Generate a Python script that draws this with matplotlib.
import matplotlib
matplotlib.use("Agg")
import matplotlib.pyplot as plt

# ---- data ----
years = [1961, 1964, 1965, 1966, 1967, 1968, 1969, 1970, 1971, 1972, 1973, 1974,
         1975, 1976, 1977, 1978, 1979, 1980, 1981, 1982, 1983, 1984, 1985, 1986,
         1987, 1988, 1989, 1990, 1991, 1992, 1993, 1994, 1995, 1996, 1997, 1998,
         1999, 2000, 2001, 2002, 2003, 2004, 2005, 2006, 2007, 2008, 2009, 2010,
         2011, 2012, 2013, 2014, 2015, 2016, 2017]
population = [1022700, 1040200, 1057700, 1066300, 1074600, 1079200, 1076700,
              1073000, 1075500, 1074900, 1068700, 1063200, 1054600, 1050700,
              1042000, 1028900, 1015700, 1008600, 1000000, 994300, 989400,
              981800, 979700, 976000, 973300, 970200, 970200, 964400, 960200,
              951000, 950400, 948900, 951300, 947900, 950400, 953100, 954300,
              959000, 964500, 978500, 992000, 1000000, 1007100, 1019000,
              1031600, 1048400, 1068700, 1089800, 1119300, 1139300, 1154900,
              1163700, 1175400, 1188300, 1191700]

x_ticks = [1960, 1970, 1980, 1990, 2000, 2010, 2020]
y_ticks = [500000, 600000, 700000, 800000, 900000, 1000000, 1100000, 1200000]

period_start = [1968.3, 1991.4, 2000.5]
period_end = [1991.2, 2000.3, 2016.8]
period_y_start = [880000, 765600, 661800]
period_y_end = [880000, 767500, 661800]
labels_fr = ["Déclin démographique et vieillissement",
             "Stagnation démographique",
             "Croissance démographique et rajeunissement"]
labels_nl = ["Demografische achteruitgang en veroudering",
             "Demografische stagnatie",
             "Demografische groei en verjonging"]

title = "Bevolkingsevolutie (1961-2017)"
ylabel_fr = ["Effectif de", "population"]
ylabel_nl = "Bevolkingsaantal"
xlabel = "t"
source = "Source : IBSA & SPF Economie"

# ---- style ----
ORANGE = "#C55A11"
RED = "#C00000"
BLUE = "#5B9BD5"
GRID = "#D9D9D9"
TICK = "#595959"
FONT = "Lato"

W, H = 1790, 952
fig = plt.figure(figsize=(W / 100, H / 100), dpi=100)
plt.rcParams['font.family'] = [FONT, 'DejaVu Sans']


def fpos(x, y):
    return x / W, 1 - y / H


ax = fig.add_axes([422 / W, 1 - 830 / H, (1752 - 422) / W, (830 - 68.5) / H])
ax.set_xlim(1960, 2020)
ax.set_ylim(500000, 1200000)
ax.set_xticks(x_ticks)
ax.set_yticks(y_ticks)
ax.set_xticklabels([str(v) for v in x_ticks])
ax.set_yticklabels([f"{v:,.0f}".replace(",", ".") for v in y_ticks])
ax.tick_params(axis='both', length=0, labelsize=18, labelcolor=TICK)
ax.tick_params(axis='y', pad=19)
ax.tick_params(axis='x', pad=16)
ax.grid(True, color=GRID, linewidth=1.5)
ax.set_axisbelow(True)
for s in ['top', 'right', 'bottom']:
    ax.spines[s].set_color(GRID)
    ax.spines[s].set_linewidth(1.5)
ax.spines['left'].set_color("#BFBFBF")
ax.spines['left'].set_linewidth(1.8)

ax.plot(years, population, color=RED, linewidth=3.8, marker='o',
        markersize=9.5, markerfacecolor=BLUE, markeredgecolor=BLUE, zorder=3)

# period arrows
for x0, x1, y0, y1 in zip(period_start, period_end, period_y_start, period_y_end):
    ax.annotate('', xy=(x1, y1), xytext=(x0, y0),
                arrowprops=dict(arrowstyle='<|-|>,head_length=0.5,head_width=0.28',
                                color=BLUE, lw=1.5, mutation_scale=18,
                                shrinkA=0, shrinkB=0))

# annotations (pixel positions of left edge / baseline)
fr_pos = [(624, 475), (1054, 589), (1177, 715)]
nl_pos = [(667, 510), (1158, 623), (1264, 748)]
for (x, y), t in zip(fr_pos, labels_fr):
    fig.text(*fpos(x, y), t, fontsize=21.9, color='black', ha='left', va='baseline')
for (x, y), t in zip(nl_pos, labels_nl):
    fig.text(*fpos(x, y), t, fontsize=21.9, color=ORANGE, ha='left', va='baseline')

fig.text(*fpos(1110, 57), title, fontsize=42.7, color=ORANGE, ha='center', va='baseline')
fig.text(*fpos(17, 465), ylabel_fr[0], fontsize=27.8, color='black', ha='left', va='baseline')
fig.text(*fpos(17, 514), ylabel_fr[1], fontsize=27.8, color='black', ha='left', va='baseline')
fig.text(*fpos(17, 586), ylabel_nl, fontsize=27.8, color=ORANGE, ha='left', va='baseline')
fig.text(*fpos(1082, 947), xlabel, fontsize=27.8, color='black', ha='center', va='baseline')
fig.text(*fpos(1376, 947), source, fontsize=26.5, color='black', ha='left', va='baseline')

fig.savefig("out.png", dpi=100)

_Exercise_: Reproduce, please, the lines of the material from its first line down to the line containing "import matplotlib.pyplot as plt", keeping both ends and nothing beyond them.

_Task response_:
Generate a Python script that draws this with matplotlib.
import matplotlib
matplotlib.use("Agg")
import matplotlib.pyplot as plt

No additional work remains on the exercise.